• [Work to do]:
Beneath this line are entries. Copy the range from the line with "Rebuild this chart" to the line with "linestyle=(0, (7, 3.5)))", ends included, exactly; leave pictures out.

(Extracted records)
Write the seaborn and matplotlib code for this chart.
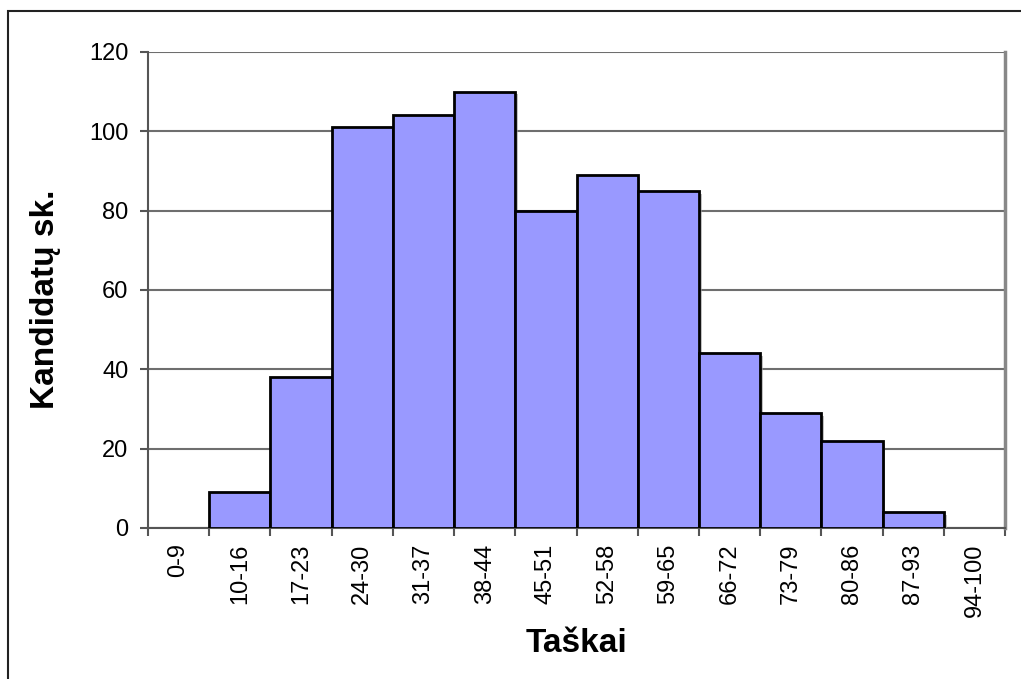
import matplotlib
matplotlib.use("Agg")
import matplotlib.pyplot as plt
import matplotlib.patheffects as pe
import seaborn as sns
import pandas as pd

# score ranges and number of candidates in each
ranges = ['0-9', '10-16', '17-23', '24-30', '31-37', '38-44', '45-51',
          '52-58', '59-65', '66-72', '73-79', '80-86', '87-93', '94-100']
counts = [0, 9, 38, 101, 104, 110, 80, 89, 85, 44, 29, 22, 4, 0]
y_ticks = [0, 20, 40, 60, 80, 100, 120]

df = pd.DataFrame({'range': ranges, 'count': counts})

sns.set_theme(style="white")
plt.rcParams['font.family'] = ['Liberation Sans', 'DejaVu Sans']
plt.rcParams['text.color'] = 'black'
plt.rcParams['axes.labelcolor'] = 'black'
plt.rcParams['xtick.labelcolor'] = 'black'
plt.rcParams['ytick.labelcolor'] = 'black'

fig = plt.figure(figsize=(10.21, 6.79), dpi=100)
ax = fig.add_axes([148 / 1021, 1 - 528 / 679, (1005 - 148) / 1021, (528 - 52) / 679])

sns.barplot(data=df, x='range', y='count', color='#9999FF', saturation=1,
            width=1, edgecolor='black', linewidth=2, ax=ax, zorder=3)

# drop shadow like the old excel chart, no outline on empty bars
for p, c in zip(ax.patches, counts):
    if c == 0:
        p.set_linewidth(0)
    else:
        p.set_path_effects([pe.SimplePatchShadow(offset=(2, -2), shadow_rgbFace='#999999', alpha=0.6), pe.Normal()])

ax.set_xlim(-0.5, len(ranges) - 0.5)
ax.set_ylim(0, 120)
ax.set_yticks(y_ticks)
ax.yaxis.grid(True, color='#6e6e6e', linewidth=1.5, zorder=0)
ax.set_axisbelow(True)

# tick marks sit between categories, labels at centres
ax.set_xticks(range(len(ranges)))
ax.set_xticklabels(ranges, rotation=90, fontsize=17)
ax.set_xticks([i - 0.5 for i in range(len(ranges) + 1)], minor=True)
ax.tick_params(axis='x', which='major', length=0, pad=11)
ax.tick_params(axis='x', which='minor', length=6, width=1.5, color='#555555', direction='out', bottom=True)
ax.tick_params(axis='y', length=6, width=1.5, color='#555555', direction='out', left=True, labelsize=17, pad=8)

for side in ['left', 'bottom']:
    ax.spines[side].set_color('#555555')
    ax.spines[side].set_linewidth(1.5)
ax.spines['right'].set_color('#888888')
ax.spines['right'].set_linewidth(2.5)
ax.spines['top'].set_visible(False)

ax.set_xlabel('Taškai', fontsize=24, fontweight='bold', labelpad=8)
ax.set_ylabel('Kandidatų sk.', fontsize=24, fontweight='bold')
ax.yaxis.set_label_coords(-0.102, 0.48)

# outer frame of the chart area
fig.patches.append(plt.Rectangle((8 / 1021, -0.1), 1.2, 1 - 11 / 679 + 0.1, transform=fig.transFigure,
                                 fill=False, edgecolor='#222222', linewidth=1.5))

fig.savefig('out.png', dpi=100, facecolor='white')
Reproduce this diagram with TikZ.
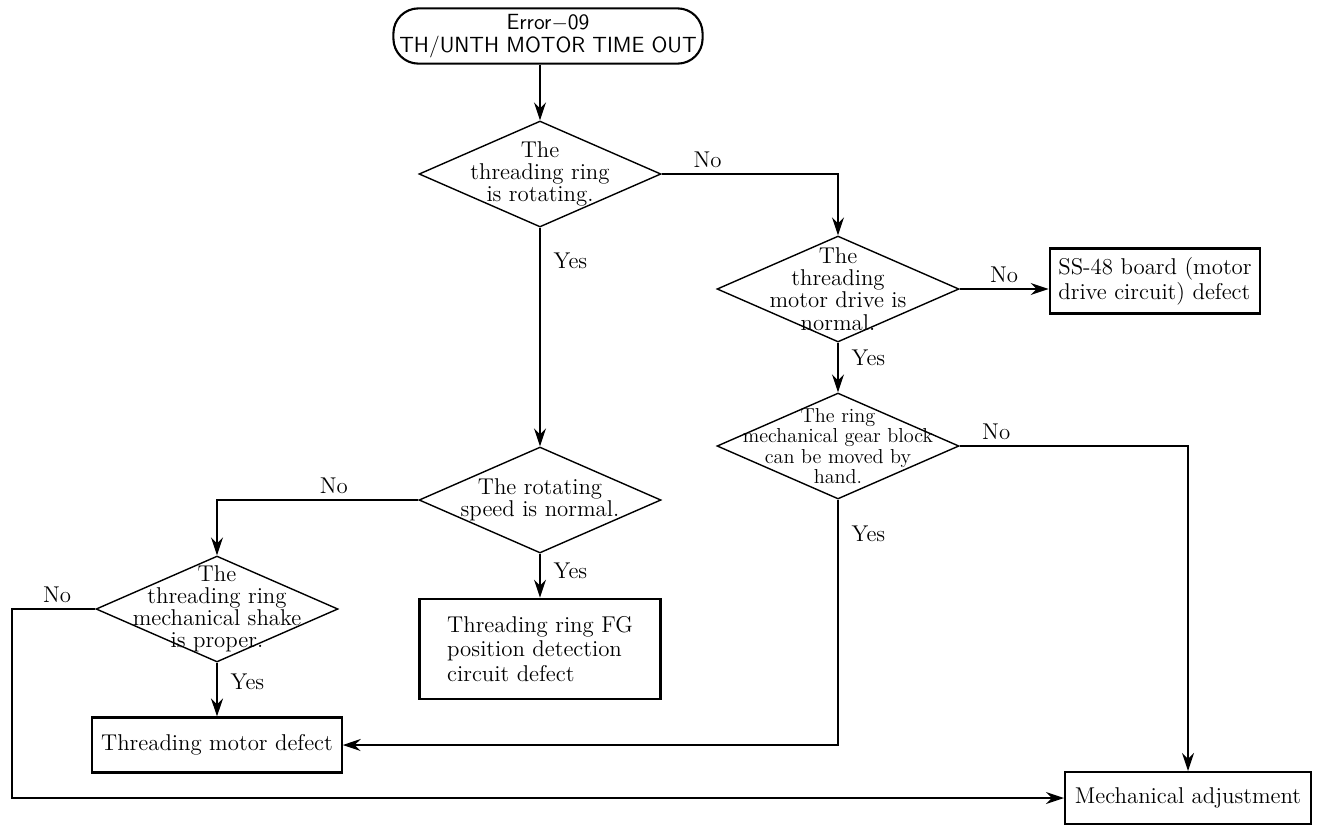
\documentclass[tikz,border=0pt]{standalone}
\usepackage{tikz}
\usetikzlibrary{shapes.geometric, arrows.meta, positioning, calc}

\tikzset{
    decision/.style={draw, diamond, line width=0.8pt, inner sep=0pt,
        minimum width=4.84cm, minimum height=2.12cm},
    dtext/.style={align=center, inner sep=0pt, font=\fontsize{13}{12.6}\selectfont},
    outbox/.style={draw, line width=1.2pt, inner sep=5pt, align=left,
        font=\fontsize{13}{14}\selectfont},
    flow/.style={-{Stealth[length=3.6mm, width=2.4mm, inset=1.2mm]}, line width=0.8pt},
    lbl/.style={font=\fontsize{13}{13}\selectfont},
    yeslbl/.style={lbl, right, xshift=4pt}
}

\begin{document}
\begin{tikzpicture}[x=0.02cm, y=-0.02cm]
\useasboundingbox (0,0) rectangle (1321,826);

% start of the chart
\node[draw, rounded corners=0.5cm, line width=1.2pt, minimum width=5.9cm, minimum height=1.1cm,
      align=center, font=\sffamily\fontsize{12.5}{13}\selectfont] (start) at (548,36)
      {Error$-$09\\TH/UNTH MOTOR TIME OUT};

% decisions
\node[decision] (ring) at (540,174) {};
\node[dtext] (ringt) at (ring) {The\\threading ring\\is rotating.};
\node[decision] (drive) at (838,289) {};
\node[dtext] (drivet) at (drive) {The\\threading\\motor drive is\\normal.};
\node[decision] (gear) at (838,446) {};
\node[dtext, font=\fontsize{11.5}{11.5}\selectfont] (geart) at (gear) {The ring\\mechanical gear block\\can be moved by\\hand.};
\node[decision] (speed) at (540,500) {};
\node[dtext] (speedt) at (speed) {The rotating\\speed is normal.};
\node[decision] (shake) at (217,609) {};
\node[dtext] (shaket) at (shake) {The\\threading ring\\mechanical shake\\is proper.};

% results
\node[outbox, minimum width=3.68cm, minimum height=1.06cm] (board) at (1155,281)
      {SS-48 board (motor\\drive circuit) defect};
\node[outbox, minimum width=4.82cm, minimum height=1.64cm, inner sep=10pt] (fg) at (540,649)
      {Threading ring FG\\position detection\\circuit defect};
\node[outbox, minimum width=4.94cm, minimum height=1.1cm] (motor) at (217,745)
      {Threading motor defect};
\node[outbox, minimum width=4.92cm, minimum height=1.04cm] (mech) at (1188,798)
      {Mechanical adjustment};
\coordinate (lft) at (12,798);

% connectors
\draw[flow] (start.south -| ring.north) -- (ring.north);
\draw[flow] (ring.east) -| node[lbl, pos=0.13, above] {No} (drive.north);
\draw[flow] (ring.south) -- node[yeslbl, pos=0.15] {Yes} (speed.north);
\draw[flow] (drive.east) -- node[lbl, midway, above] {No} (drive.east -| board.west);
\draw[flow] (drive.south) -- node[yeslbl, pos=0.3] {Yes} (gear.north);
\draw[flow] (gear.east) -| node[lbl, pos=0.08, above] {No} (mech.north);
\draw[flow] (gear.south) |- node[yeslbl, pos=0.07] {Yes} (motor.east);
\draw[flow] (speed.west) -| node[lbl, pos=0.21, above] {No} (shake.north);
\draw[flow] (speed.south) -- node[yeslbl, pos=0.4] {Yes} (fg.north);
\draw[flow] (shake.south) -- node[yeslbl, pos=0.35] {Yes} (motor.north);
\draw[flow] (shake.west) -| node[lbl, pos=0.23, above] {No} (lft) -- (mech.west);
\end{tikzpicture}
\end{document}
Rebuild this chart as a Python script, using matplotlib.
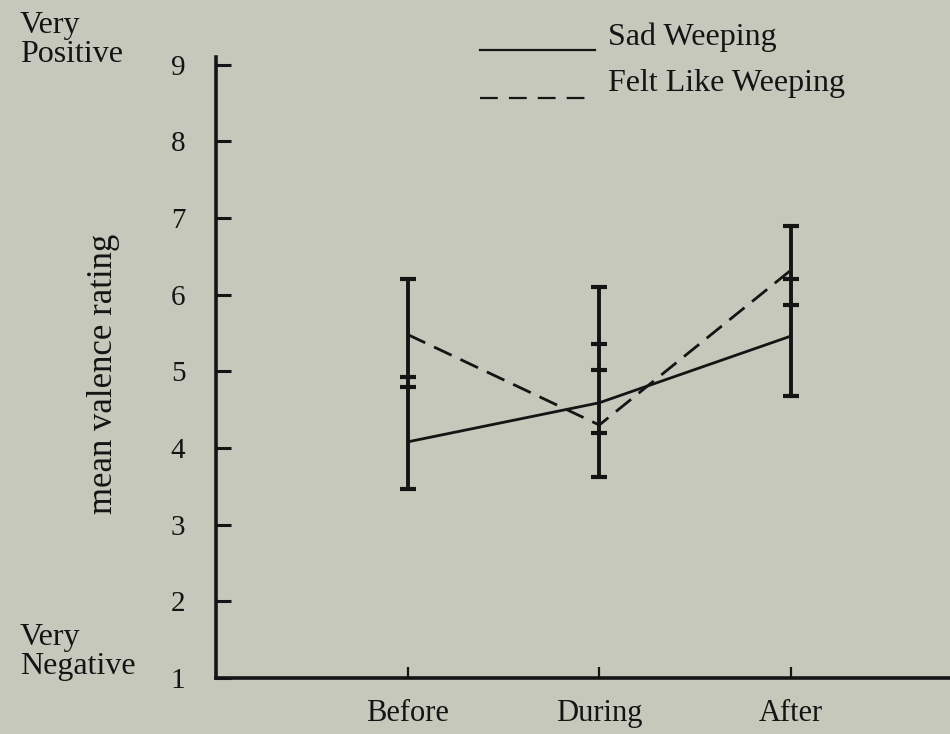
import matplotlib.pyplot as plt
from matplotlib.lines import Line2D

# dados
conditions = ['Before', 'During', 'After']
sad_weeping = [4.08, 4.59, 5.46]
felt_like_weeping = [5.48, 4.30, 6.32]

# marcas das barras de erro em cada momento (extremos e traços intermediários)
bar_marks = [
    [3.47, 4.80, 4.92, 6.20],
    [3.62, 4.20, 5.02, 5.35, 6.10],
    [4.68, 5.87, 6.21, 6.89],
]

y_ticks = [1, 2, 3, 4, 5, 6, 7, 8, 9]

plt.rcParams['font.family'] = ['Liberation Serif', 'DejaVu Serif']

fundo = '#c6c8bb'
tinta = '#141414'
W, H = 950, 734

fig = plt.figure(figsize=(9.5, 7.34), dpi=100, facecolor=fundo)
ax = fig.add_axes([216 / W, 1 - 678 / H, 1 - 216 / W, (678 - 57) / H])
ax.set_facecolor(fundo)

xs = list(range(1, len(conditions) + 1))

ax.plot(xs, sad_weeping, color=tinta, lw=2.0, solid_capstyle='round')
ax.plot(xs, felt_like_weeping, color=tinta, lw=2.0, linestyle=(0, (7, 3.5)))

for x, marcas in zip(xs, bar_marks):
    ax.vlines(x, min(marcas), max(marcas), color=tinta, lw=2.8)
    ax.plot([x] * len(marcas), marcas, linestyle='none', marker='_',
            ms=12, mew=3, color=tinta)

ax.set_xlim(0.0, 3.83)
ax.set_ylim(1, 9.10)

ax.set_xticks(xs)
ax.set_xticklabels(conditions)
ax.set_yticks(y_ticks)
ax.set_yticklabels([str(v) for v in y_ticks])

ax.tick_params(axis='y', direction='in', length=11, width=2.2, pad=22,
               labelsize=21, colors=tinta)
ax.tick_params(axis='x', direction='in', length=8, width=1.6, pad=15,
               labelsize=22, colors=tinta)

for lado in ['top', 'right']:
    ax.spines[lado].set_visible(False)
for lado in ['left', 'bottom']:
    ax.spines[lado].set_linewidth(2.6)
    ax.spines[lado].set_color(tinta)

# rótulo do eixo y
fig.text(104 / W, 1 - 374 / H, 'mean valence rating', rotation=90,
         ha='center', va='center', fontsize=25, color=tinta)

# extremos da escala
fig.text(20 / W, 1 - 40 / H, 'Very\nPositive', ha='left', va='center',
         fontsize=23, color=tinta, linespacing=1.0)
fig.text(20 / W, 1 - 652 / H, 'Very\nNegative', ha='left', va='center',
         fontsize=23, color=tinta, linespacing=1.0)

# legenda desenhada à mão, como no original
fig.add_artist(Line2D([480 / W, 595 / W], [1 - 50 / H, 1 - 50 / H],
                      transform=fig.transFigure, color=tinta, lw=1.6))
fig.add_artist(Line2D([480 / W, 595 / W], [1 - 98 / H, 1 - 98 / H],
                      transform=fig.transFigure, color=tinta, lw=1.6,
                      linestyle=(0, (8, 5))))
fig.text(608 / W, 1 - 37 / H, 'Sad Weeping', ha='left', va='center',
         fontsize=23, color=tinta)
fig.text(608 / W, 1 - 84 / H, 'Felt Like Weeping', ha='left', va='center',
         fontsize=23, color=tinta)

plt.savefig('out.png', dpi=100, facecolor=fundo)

• [Task result]:
Rebuild this chart as a Python script, using matplotlib.
import matplotlib.pyplot as plt
from matplotlib.lines import Line2D

# dados
conditions = ['Before', 'During', 'After']
sad_weeping = [4.08, 4.59, 5.46]
felt_like_weeping = [5.48, 4.30, 6.32]

# marcas das barras de erro em cada momento (extremos e traços intermediários)
bar_marks = [
    [3.47, 4.80, 4.92, 6.20],
    [3.62, 4.20, 5.02, 5.35, 6.10],
    [4.68, 5.87, 6.21, 6.89],
]

y_ticks = [1, 2, 3, 4, 5, 6, 7, 8, 9]

plt.rcParams['font.family'] = ['Liberation Serif', 'DejaVu Serif']

fundo = '#c6c8bb'
tinta = '#141414'
W, H = 950, 734

fig = plt.figure(figsize=(9.5, 7.34), dpi=100, facecolor=fundo)
ax = fig.add_axes([216 / W, 1 - 678 / H, 1 - 216 / W, (678 - 57) / H])
ax.set_facecolor(fundo)

xs = list(range(1, len(conditions) + 1))

ax.plot(xs, sad_weeping, color=tinta, lw=2.0, solid_capstyle='round')
ax.plot(xs, felt_like_weeping, color=tinta, lw=2.0, linestyle=(0, (7, 3.5)))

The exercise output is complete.